This Blog is saddened to have to report the death of Robert Feenstra, a truly great legal historian. It is just over two years ago that your Blogger attended his 90th Birthday Symposium, a symposium at which the honorand spoke himself, both cogently and well.
It is too early to evaluate Professor Feenstra's career, or to judge his legacy; but he was certainly one of the most important legal historians of the twentieth century, most noted for his work on Roman law in the Middle Ages, notably the School of Orleans, Roman-Dutch law and early-modern law more generally. He had a particular interest in the intellectual history of law books and legal education. He was also a facilitator, even a fixer, and under him the Tijdschrift voor Rechtgeschiedenis developed into, in your blogger's view, the best general legal history periodical.
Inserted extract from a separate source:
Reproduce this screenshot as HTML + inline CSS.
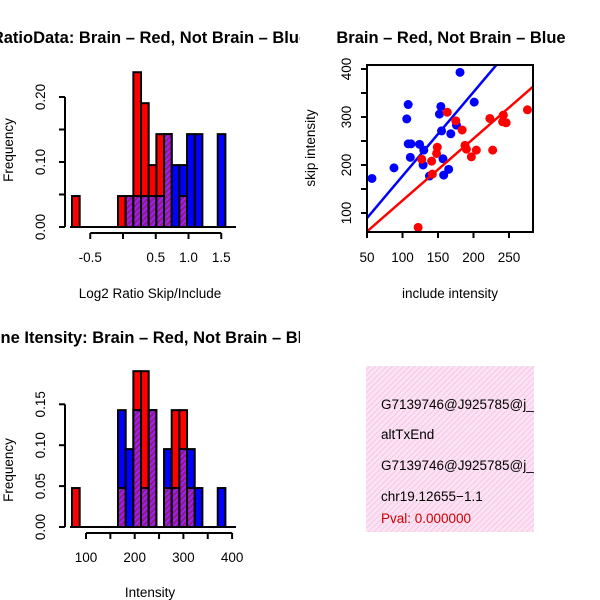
<!DOCTYPE html>
<html><head><meta charset="utf-8"><style>
body{margin:0;background:#fff;}
svg{display:block;font-family:"Liberation Sans",sans-serif;}
.t{font-weight:bold;font-size:16.5px;}
.l{font-size:13.5px;}
</style></head><body>
<svg id="c" width="600" height="600" viewBox="0 0 600 600">
<defs>
<pattern id="hatch" width="4" height="4" patternUnits="userSpaceOnUse" patternTransform="rotate(45)">
<rect width="4" height="4" fill="#a020f0"/><rect width="2" height="4" fill="#8b1a8b"/>
</pattern>
<pattern id="pinkh" width="4" height="4" patternUnits="userSpaceOnUse" patternTransform="rotate(45)">
<rect width="4" height="4" fill="#fbe3f3"/><rect width="1" height="4" fill="#f6c6e6"/>
</pattern>
<clipPath id="q1"><rect x="0" y="0" width="300" height="300"/></clipPath>
<clipPath id="q3"><rect x="0" y="300" width="300" height="300"/></clipPath>
<clipPath id="q4"><rect x="366" y="366" width="168" height="166"/></clipPath>
</defs>
<text class="t" x="150" y="43" text-anchor="middle" clip-path="url(#q1)">RatioData: Brain – Red, Not Brain – Blue</text>
<text class="t" x="451" y="43" text-anchor="middle">Brain – Red, Not Brain – Blue</text>
<text class="t" x="150" y="343" text-anchor="middle" clip-path="url(#q3)">Gene Itensity: Brain – Red, Not Brain – Blue</text>
<text class="l" x="13" y="150" text-anchor="middle" transform="rotate(-90 13 150)">Frequency</text>
<text class="l" x="150" y="298" text-anchor="middle">Log2 Ratio Skip/Include</text>
<text class="l" x="315" y="148" text-anchor="middle" transform="rotate(-90 315 148)">skip intensity</text>
<text class="l" x="450" y="298" text-anchor="middle">include intensity</text>
<text class="l" x="13" y="470" text-anchor="middle" transform="rotate(-90 13 470)">Frequency</text>
<text class="l" x="150" y="597" text-anchor="middle">Intensity</text>
<g clip-path="url(#q4)">
<rect x="366" y="366" width="168" height="166" fill="url(#pinkh)"/>
<text class="l" x="381" y="409">G7139746@J925785@j_</text>
<text class="l" x="381" y="439">altTxEnd</text>
<text class="l" x="381" y="470">G7139746@J925785@j_</text>
<text class="l" x="381" y="501">chr19.12655−1.1</text>
<text class="l" x="381" y="523" fill="#cc0000">Pval: 0.000000</text>
</g>
<g id="p1"></g><g id="p2"></g><g id="p3"></g>
</svg>
<script>
// ratio histogram (counts out of 21)
const ratioRed  = [1,0,0,0,0,0,1,1,5,4,2,3,3,0,1,0,0,0,0,0];
const ratioBlue = [0,0,0,0,0,0,0,1,1,1,1,1,3,2,2,3,3,0,0,3];
const ratioXTicks = [-0.5,0,0.5,1.0,1.5];
const ratioXLabels = ["-0.5","","0.5","1.0","1.5"];
const ratioYTicks = [0,0.05,0.10,0.15,0.20];
const ratioYLabels = ["0.00","","0.10","","0.20"];
// intensity histogram
const intRed  = [1,0,0,0,0,0,1,0,4,4,3,0,1,3,3,1,0,0,0,0];
const intBlue = [0,0,0,0,0,0,3,2,3,1,3,0,2,1,2,2,1,0,0,1];
const intXTicks = [100,150,200,250,300,350,400];
const intXLabels = ["100","","200","","300","","400"];
const intYTicks = [0,0.05,0.10,0.15];
const intYLabels = ["0.00","0.05","0.10","0.15"];
// scatter
const blueX = [57,88,106,108,108,112,111,124,130,129,138,154,152,155,157,158,165,168,176,181,201];
const blueY = [172,194,296,326,244,244,216,243,231,200,177,322,306,271,213,179,191,265,283,393,331];
const redX = [122,127,141,142,149,148,163,175,184,188,190,197,204,227,223,242,241,246,276];
const redY = [70,212,208,181,237,224,310,292,273,241,233,217,231,231,297,304,290,288,315];
// regression lines [intercept, slope]
const blueLine = [2, 1.75];
const redLine = [-3, 1.29];
const scXTicks = [50,100,150,200,250];
const scYTicks = [100,150,200,250,300,350,400];
const scYLabels = ["100","","200","","300","","400"];
const NS="http://www.w3.org/2000/svg";
function mk(p,tag,a){const e=document.createElementNS(NS,tag);for(const k in a)e.setAttribute(k,a[k]);p.appendChild(e);return e;}
function hist(g,red,blue,n,x0,bw,yb,ypc,prefix){
  red.forEach((r,i)=>{
    const b=blue[i];const mx=Math.max(r,b),mn=Math.min(r,b);
    if(mx===0)return;
    const x=x0+bw*i;
    const e=mk(g,'rect',{x:x,y:yb-mx*ypc,width:bw,height:mx*ypc,fill:r>=b?'#ff0000':'#0000ff',stroke:'#000','stroke-width':2});
    
    
    if(mn>0){
      const o=mk(g,'rect',{x:x,y:yb-mn*ypc,width:bw,height:mn*ypc,fill:'url(#hatch)',stroke:'#000','stroke-width':2});
      
      
    }
  });
}
function yaxis(g,x,ticks,labels,sy,prefix){
  const l=mk(g,'line',{x1:x,x2:x,y1:sy(ticks[0]),y2:sy(ticks[ticks.length-1]),stroke:'#000','stroke-width':2});
  
  
  ticks.forEach((t,i)=>{
    mk(g,'line',{x1:x-6,x2:x,y1:sy(t),y2:sy(t),stroke:'#000','stroke-width':2});
    if(labels[i]){const tx=mk(g,'text',{x:x-20,y:sy(t),'text-anchor':'middle','font-size':13.5,transform:`rotate(-90 ${x-20} ${sy(t)})`});tx.textContent=labels[i];
      
      }
  });
}
function xaxis(g,y,ticks,labels,sx,prefix){
  const l=mk(g,'line',{x1:sx(ticks[0]),x2:sx(ticks[ticks.length-1]),y1:y,y2:y,stroke:'#000','stroke-width':2});
  
  
  ticks.forEach((t,i)=>{
    mk(g,'line',{x1:sx(t),x2:sx(t),y1:y,y2:y+6,stroke:'#000','stroke-width':2});
    if(labels[i]){const tx=mk(g,'text',{x:sx(t),y:y+29,'text-anchor':'middle','font-size':13.5});tx.textContent=labels[i];
      
      }
  });
}
// panel 1
const g1=document.getElementById('p1');
const r1=v=>227-v*650;
hist(g1,ratioRed,ratioBlue,21,72,7.67,227,650/21,'ratio');
mk(g1,'line',{x1:70,x2:236,y1:227,y2:227,stroke:'#000','stroke-width':2});
yaxis(g1,65,ratioYTicks,ratioYLabels,r1,'ratio');
xaxis(g1,233,ratioXTicks,ratioXLabels,v=>123+v*65.5,'ratio');
// panel 3
const g3=document.getElementById('p3');
const r3=v=>527-v*818;
hist(g3,intRed,intBlue,21,72,7.67,527,818/21,'intensity');
mk(g3,'line',{x1:70,x2:236,y1:527,y2:527,stroke:'#000','stroke-width':2});
yaxis(g3,65,intYTicks,intYLabels,r3,'intensity');
xaxis(g3,533,intXTicks,intXLabels,v=>86+(v-100)*0.487,'intensity');
// panel 2
const g2=document.getElementById('p2');
const sx=v=>367+(v-50)*0.71, sy=v=>69+(400-v)*0.48;
const clip=mk(document.querySelector('defs'),'clipPath',{id:'sc'});
mk(clip,'rect',{x:367,y:65,width:166,height:167});
function pts(X,Y,L,col,name){
  X.forEach((x,i)=>{const c=mk(g2,'circle',{cx:sx(x),cy:sy(Y[i]),r:4.5,fill:col});
    
    });
  const [a,b]=L;
  const ln=mk(g2,'line',{x1:sx(30),y1:sy(a+b*30),x2:sx(300),y2:sy(a+b*300),stroke:col,'stroke-width':2.5,'clip-path':'url(#sc)'});
  
  
}
pts(blueX,blueY,blueLine,'#0000ff','blue');
pts(redX,redY,redLine,'#ff0000','red');
const box=mk(g2,'rect',{x:367,y:65,width:166,height:167,fill:'none',stroke:'#000','stroke-width':2});


scXTicks.forEach(t=>{mk(g2,'line',{x1:sx(t),x2:sx(t),y1:232,y2:238,stroke:'#000','stroke-width':2});
  const tx=mk(g2,'text',{x:sx(t),y:262,'text-anchor':'middle','font-size':13.5});tx.textContent=t;
  
  });
scYTicks.forEach((t,i)=>{mk(g2,'line',{x1:361,x2:367,y1:sy(t),y2:sy(t),stroke:'#000','stroke-width':2});
  if(scYLabels[i]){const tx=mk(g2,'text',{x:351,y:sy(t),'text-anchor':'middle','font-size':13.5,transform:`rotate(-90 351 ${sy(t)})`});tx.textContent=scYLabels[i];
  
  }});
</script>
</body></html>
Though affable and generous with his time, Professor Feestra very definitely had the style of the grand man, who expected much. He once annouced to two vistors to the Netherlands, who wanted to visit and be shown round Leiden, that your blogger would do it, as "John knows Leiden as well as anyone" (far from the truth). He met us all at the station in his car, bringing about one of the terrifying car journeys I periodically had with him driving, gave us coffee at his home, then still in Leiden, in what I think of as the other side of the station, before dropping us in central Leiden for me to give the guests a tour. I did my best.
His standards were exacting, once questioning your blogger's English grammar, and I have seen him make a doctoral candidate stand up and translate from Latin in public. But the high standards and expectations were applied to himself and to his own work.
The funeral service will take place this Saturday, 1 PM at the Crematorium Driehuis Westerveld, near Haarlem, reachable by local train from Amsterdam.